How a round is defined, when you can trade, and how “the line” moves without an order book. For the pricing formula, see Pricing (LMSR).

What YES and NO mean

When the round settles, the app compares two numbers: the start price (frozen when the market begins) and a resolved price built from many USD snapshots taken after betting locks.

  • YES wins if the resolved price is strictly higher than the start price.
  • NO wins if the resolved price is the same or lower than the start (including tiny dips that round flat on screen).

Example 1 · YES wins

Start price: $1.0000

Resolved average: $1.0001 (any amount above the start counts)

Outcome: YES. If you held YES shares, those shares pay out; NO shares pay nothing.

Example 2 · NO wins

Start and resolved average both: $1.0000

Outcome: NO — a tie is not a win for YES.

Timeline: open, lock, resolve

While the market is open, you can buy shares on YES or NO. After lock, new bets are closed so nobody can react to the last seconds of the chart.

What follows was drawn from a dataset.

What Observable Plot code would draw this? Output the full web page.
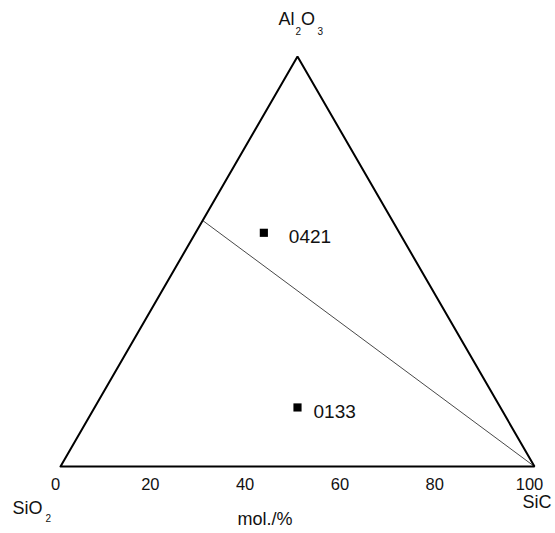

The resolved price is not one lucky tick: it is an average of eligible USD prices sampled between lock and resolve. That smooths out single glitches, but it also means your intuition should be about where price tends during that window, not only the final pixel.

Shares and prices (plain language)

You are not matched against one other person. The market behaves like a liquidity pool: when more people buy YES, YES becomes more expensive and NO becomes relatively cheaper, and the other way around.

The amount you type in is a budget. The system quotes how many shares that budget buys at the current curve. You might be charged slightly less than the budget if rounding hits the exact edge of a fill — the important part is the shares and the actual amount charged shown in your confirmation.

Example 3 · Moving the line

Imagine YES is heavily favored. Your dollars still buy YES shares, but each share costs more implied probability than when the crowd was split 50/50.

If you wait and the crowd shifts toward NO, the same budget might buy more YES shares later — or fewer, if YES rallies again. The quote always reflects the live pool, not a fixed sportsbook line.